Written exercise | Below this line are records; write out exactly the lines from the one containing "Output the web" through the one containing "const fmt = v", with the pictures left out.

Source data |
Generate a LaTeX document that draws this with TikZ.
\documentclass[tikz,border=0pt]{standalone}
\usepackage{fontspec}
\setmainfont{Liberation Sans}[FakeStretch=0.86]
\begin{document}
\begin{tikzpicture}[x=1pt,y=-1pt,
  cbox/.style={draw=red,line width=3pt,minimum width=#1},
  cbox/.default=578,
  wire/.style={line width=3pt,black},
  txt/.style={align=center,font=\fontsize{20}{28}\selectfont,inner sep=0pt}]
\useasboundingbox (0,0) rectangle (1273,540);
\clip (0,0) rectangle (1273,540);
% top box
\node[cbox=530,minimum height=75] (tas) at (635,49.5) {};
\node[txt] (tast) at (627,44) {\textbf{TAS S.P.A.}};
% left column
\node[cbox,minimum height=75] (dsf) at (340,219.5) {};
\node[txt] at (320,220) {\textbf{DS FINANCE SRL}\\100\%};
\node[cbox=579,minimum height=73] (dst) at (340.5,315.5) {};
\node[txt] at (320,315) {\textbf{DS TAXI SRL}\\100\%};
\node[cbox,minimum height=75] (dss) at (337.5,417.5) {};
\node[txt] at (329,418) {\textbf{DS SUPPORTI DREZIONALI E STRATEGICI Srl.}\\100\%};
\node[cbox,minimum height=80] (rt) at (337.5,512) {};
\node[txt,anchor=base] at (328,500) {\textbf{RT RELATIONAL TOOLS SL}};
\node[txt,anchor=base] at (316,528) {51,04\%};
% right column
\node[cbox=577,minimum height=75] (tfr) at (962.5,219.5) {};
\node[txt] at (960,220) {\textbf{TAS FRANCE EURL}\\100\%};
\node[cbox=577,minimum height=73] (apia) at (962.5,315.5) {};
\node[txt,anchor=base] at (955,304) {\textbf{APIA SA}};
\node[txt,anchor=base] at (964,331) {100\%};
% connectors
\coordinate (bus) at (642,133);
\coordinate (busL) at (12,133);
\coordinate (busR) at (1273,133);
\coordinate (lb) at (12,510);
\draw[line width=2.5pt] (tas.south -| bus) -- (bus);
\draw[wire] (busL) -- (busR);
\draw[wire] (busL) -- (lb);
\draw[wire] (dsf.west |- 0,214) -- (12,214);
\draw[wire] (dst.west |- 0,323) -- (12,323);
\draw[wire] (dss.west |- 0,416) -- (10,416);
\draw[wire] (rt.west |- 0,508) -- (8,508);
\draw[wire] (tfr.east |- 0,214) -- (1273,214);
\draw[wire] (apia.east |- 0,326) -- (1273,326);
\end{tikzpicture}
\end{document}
---
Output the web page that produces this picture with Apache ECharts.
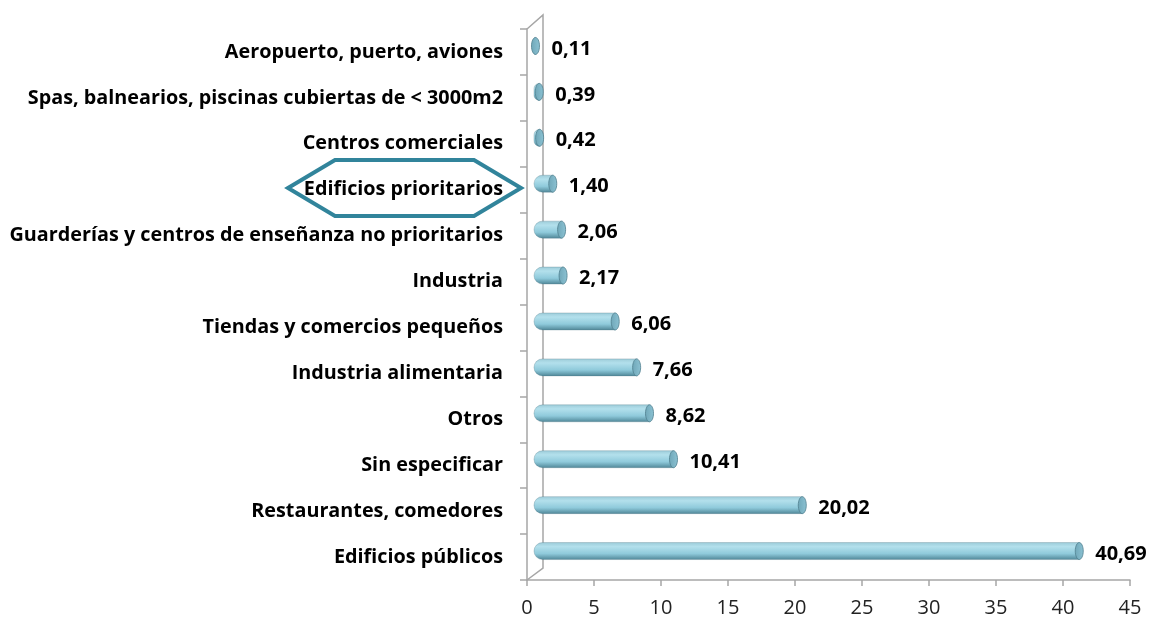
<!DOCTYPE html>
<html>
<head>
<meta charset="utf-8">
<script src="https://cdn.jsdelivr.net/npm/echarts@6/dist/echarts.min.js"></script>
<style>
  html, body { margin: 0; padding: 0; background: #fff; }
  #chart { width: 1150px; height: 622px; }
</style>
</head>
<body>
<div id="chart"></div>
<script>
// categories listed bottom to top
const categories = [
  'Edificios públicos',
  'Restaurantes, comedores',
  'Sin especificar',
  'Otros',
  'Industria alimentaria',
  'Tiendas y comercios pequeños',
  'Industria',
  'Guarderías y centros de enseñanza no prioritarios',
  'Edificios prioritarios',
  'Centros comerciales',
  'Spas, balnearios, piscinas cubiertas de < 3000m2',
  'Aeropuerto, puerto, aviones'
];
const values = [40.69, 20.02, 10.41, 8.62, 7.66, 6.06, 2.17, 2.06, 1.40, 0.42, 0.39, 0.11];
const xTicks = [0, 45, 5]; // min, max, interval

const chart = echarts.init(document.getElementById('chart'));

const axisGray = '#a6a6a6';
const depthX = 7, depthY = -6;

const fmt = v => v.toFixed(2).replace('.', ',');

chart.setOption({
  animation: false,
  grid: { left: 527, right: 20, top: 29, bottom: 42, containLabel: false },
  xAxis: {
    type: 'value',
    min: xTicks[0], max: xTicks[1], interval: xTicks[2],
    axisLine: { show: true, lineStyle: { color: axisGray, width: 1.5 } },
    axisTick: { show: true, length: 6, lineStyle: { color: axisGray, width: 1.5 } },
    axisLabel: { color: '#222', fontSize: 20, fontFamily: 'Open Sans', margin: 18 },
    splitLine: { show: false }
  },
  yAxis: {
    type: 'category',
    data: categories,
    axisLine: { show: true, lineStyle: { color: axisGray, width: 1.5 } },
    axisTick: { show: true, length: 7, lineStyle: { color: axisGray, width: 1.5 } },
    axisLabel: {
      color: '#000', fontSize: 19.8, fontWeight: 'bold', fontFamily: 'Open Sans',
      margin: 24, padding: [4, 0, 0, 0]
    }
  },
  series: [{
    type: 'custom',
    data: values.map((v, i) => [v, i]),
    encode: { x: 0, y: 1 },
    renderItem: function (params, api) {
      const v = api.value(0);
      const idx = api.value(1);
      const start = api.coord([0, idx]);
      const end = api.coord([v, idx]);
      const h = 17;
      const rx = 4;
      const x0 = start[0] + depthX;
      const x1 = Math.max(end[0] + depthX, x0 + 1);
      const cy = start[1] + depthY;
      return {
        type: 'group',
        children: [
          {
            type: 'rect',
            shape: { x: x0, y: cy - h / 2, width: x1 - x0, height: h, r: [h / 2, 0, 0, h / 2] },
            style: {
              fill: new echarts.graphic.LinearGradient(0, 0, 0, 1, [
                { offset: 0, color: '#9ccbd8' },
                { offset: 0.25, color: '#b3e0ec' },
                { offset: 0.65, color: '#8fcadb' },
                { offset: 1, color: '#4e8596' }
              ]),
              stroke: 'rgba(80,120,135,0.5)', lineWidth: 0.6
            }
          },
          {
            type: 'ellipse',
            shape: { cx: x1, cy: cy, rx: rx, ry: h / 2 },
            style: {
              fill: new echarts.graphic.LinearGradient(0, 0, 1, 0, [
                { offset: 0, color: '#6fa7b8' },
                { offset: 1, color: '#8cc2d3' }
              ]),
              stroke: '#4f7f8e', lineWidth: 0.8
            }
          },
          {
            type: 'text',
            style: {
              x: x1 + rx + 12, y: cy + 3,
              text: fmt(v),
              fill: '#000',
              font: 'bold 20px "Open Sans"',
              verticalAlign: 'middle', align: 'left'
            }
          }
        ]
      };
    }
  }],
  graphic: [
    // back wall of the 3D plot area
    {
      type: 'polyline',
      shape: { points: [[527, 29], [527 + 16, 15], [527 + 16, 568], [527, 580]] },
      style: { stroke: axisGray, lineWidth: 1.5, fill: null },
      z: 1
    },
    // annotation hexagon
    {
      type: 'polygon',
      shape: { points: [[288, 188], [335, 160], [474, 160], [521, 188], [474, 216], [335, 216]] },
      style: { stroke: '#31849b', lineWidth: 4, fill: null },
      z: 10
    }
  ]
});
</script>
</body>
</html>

Task solution |
Output the web page that produces this picture with Apache ECharts.
<!DOCTYPE html>
<html>
<head>
<meta charset="utf-8">
<script src="https://cdn.jsdelivr.net/npm/echarts@6/dist/echarts.min.js"></script>
<style>
  html, body { margin: 0; padding: 0; background: #fff; }
  #chart { width: 1150px; height: 622px; }
</style>
</head>
<body>
<div id="chart"></div>
<script>
// categories listed bottom to top
const categories = [
  'Edificios públicos',
  'Restaurantes, comedores',
  'Sin especificar',
  'Otros',
  'Industria alimentaria',
  'Tiendas y comercios pequeños',
  'Industria',
  'Guarderías y centros de enseñanza no prioritarios',
  'Edificios prioritarios',
  'Centros comerciales',
  'Spas, balnearios, piscinas cubiertas de < 3000m2',
  'Aeropuerto, puerto, aviones'
];
const values = [40.69, 20.02, 10.41, 8.62, 7.66, 6.06, 2.17, 2.06, 1.40, 0.42, 0.39, 0.11];
const xTicks = [0, 45, 5]; // min, max, interval

const chart = echarts.init(document.getElementById('chart'));

const axisGray = '#a6a6a6';
const depthX = 7, depthY = -6;

const fmt = v => v.toFixed(2).replace('.', ',');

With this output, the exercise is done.